Every Christian should always live in three arenas, 1) what we are, 2) what we shall be, and 3) what we should be. What we are is God’s children (v. 1); what we shall be is conformed to the image of Christ when we get to heaven (v. 2); what we should be on the basis of these two are people who live pure lives (v. 3).
John is fond of using family terms to talk about the Christian life. The family is an apt metaphor for salvation since Christians have God as their Father.
“Behold how great a love the Father has bestowed on us that we should be called children of God” (3:1).
As Spurgeon said, “Pry into this secret!” We are the children of God!
How did it come about that we should gain entrance into God’s family? It is because of God’s love for us: “Behold what kind of love the Father has given to us.” John places the word “Father” at the very end of the clause to emphasis the family relationship. God himself is the source of this love to us, and what a marvelous love it is!
Had you lived in the first century in a Greek seaport town, you might one day be about your business and suddenly there would be a rustle among the people down on the docks and word would spread through the town that a ship is coming. People would move down toward the docks and look out on the horizon at the approaching ship. By the sail configuration they could tell whether the ship was from their own country, or a foreign country. You would hear people asking in Greek: “potapēn,” which literally means “of what country?” “What new people are coming to visit us? What new things are we going to learn?”

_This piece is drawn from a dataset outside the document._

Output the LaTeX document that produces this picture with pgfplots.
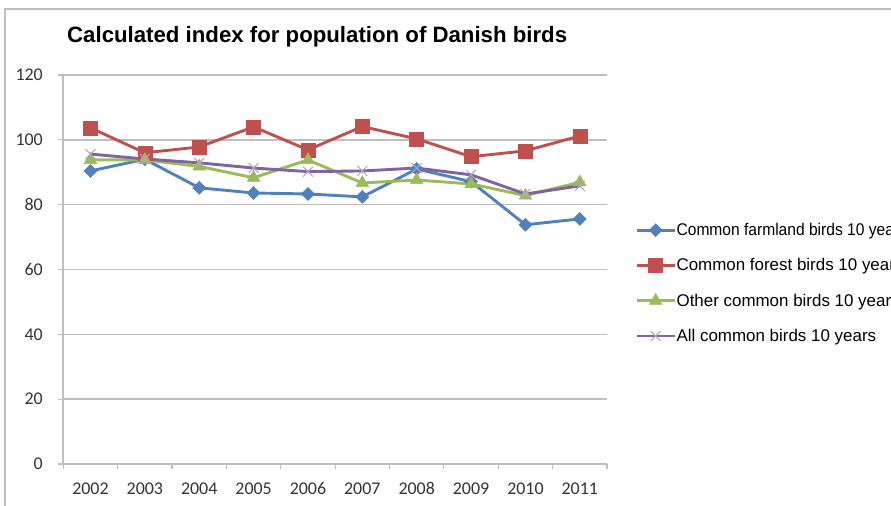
\documentclass[border=0pt]{standalone}
\usepackage{fontspec}
\setmainfont{Liberation Sans}
\newfontfamily\tickfont{Carlito}
\usepackage{pgfplots}
\pgfplotsset{compat=1.18}

\definecolor{farm}{HTML}{4F81BD}
\definecolor{forest}{HTML}{C0504D}
\definecolor{other}{HTML}{9BBB59}
\definecolor{allb}{HTML}{8064A2}
\definecolor{allmark}{HTML}{B3A2C7}
\definecolor{gridc}{HTML}{BEBEBE}

\begin{document}
\begin{tikzpicture}
\useasboundingbox (0,0) rectangle (891bp,506bp);
\clip (0,0) rectangle (891bp,506bp);
% chart frame
\draw[gridc, line width=2bp] (4.5bp,0) -- (4.5bp,497bp) -- (891bp,497bp);
\node[anchor=base west, font=\fontsize{22.3}{26}\selectfont\bfseries, inner sep=0]
  at (67bp,463bp) {Calculated index for population of Danish birds};

\begin{axis}[
    at={(63.3bp,42bp)}, anchor=south west,
    scale only axis, width=543.7bp, height=389bp,
    xmin=-0.5, xmax=9.5, ymin=0, ymax=120,
    xtick={0,...,9},
    xticklabels={2002,2003,2004,2005,2006,2007,2008,2009,2010,2011},
    major x tick style={draw=none},
    minor xtick={-0.5,0.5,...,9.5},
    ytick={0,20,...,120},
    tick align=outside, major tick length=5bp, minor tick length=5bp,
    tick style={gridc, line width=1.2bp},
    ymajorgrids, grid style={gridc, line width=1.6bp},
    axis x line*=bottom, axis y line*=left,
    axis line style={gridc, line width=1.6bp, -},
    xticklabel style={font=\tickfont\fontsize{18}{20}\selectfont, text=black!80, yshift=-10bp},
    yticklabel style={font=\tickfont\fontsize{18}{20}\selectfont, text=black!80, xshift=-12bp,
                      /pgf/number format/assume math mode=true},
    legend style={at={(axis description cs:1.0515,0.465)}, anchor=west,
                  draw=none, fill=none, inner sep=0pt,
                  font=\fontsize{17}{19}\selectfont, row sep=17.5bp,
                  nodes={inner xsep=0.5bp, inner ysep=2bp}},
    legend cell align=left,
    legend image code/.code={\draw[mark repeat=2,mark phase=2]
        plot coordinates {(0bp,0bp)(19bp,0bp)(38bp,0bp)};},
    every axis plot/.append style={line width=2.9bp},
  ]
  \addplot[farm, mark=square*, mark size=4.6bp, mark options={rotate=45, line width=0.5bp}]
    coordinates {(0,90.4)(1,94.0)(2,85.2)(3,83.6)(4,83.3)(5,82.4)(6,91.0)(7,87.1)(8,73.8)(9,75.6)};
  \addplot[forest, mark=square*, mark size=7bp, mark options={line width=0.5bp}]
    coordinates {(0,103.7)(1,96.0)(2,97.8)(3,104.0)(4,96.9)(5,104.1)(6,100.3)(7,94.8)(8,96.6)(9,101.2)};
  \addplot[other, mark=triangle*, mark size=7.3bp, mark options={line width=0.5bp}]
    coordinates {(0,93.8)(1,93.8)(2,91.8)(3,88.3)(4,93.8)(5,86.7)(6,87.6)(7,86.4)(8,82.8)(9,86.9)};
  \addplot[allb, mark=x, mark size=7bp, mark options={allmark, line width=1bp}]
    coordinates {(0,95.6)(1,94.1)(2,92.9)(3,91.3)(4,90.2)(5,90.4)(6,91.3)(7,89.2)(8,83.3)(9,85.8)};
  \legend{\scalebox{0.92}[1]{Common farmland birds 10 years}, Common forest birds 10 years,
          Other common birds 10 years, All common birds 10 years}
\end{axis}
\end{tikzpicture}
\end{document}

This is the word translated “what kind of” in 3:1. This is a very unusual word that only occurs seven times in the whole New Testament and it bristles with surprise, astonishment, urgency, and excitement. “What manner of love has the Father bestowed upon us?” This is the word the astonished disciples uttered when Jesus calmed the sea: “what manner of man is this? Where is he from that even the wind and the sea obey Him?”
Do you notice that this love that God has is so wonderful, so unique, it actually does come from another country: it comes from Heaven!
The love of God is so broad, deep, marvelous, unimaginable, incomprehensible, boundless, endless, measureless. It is like measuring the content of the ocean with a tea cup, or making a personal inspection of the known universe. It is like setting up a yardstick to see how tall God is, or using a tape measure to determine the breadth of his outreach.
When I look at the cross, I see there a love which shrinks from no sacrifice, is evoked by no lovableness on my part, but comes from the depth of God’s own infinite Being. I see on the cross a love that will not be extinguished by sinfulness, but pours its treasures on the unworthy, like sunshine on a dunghill.
May we never cease to be amazed and to marvel at God’s love for us!